━━━ Given data

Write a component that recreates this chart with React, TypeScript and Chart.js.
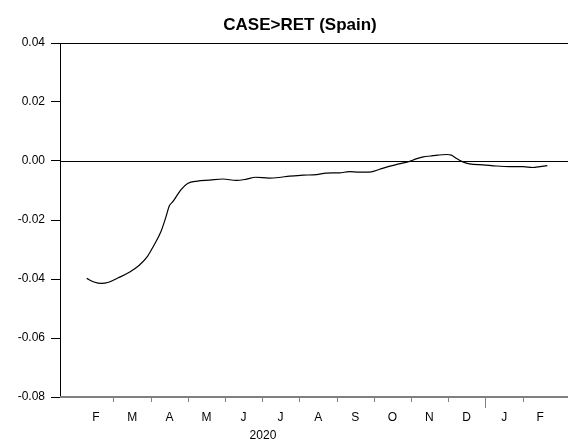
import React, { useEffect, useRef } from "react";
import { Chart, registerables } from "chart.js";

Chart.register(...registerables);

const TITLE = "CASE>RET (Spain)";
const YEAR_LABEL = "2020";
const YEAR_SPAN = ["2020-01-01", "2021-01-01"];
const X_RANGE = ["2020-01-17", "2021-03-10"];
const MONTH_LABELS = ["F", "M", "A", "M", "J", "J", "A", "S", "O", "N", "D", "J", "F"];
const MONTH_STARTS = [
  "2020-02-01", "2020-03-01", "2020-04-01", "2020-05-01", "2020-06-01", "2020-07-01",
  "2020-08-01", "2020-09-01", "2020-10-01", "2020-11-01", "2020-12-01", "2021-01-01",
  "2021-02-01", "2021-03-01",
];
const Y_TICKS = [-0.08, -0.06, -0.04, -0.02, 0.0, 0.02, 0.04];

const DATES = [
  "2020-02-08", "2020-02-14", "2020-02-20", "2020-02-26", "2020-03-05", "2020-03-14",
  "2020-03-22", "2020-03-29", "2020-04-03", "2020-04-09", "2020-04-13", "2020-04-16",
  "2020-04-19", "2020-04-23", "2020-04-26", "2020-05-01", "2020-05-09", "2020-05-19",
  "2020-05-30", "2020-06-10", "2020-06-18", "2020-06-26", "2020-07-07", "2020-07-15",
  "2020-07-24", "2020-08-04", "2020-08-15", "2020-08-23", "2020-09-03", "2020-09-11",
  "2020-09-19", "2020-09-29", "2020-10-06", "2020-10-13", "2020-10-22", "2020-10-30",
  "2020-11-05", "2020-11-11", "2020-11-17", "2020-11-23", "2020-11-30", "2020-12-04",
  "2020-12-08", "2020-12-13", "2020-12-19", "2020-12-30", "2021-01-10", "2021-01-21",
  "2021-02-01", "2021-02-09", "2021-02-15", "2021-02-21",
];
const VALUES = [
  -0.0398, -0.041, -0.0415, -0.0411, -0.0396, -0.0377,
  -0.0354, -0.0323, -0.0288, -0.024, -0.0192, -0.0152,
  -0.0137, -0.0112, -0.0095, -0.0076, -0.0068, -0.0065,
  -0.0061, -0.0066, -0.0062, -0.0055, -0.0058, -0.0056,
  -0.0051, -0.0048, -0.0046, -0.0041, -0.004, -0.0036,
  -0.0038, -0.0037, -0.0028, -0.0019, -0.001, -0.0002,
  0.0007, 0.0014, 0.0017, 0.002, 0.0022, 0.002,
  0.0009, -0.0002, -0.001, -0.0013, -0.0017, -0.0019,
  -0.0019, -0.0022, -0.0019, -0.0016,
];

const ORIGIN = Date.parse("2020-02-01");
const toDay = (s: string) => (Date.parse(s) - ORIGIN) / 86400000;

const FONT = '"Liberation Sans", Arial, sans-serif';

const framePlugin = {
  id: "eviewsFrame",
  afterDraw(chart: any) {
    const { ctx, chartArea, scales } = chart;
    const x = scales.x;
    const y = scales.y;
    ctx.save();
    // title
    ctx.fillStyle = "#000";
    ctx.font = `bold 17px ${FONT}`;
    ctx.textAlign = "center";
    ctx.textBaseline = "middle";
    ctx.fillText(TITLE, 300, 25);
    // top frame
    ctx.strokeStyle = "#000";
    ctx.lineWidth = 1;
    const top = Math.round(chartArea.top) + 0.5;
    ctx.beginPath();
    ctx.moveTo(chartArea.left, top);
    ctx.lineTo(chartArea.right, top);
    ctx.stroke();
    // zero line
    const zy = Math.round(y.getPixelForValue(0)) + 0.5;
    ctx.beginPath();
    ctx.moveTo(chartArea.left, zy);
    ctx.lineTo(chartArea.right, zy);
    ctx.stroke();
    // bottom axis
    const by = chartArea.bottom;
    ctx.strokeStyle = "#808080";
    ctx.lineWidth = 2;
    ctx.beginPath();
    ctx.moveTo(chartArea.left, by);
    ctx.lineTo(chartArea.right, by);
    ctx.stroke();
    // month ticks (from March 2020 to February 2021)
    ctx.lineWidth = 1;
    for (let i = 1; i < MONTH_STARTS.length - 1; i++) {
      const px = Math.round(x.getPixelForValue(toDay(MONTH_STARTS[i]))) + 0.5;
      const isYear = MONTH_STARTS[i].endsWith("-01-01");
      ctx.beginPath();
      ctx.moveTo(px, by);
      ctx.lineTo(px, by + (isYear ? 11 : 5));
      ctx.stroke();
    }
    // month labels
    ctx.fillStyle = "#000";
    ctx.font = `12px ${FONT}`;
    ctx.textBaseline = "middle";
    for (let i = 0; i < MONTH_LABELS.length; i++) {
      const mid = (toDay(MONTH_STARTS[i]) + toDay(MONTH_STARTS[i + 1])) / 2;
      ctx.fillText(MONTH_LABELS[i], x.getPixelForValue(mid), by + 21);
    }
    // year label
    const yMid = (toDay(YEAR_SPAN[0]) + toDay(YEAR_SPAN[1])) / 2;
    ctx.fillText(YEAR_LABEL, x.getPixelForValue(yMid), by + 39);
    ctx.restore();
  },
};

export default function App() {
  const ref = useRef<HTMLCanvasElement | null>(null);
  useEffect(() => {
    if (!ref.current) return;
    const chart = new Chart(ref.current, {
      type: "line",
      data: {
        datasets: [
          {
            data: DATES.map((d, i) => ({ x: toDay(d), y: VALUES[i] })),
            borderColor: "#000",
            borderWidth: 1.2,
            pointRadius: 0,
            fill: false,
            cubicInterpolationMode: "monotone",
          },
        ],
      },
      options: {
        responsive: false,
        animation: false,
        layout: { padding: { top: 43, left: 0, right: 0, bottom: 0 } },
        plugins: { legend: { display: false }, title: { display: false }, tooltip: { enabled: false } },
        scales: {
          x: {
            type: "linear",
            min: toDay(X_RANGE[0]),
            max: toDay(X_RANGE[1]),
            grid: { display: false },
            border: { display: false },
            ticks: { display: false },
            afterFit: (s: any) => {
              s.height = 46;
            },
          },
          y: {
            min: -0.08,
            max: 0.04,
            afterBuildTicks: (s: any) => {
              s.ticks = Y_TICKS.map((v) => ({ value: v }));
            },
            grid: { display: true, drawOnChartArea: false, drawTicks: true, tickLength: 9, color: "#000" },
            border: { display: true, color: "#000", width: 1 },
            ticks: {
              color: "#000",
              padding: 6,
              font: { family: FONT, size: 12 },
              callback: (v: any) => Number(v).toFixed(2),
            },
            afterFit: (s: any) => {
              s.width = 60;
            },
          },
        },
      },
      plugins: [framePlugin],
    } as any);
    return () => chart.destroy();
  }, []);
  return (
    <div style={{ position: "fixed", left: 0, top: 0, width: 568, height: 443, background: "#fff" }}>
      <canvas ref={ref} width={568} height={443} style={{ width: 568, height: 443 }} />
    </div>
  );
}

━━━━━━

• _Exercise instructions_
Reproduce only the lines from the beginning of the data through the line that contains "Chart.register(...registerables);", both included, and please drop the pictures.

• _Final answer_
Write a component that recreates this chart with React, TypeScript and Chart.js.
import React, { useEffect, useRef } from "react";
import { Chart, registerables } from "chart.js";

Chart.register(...registerables);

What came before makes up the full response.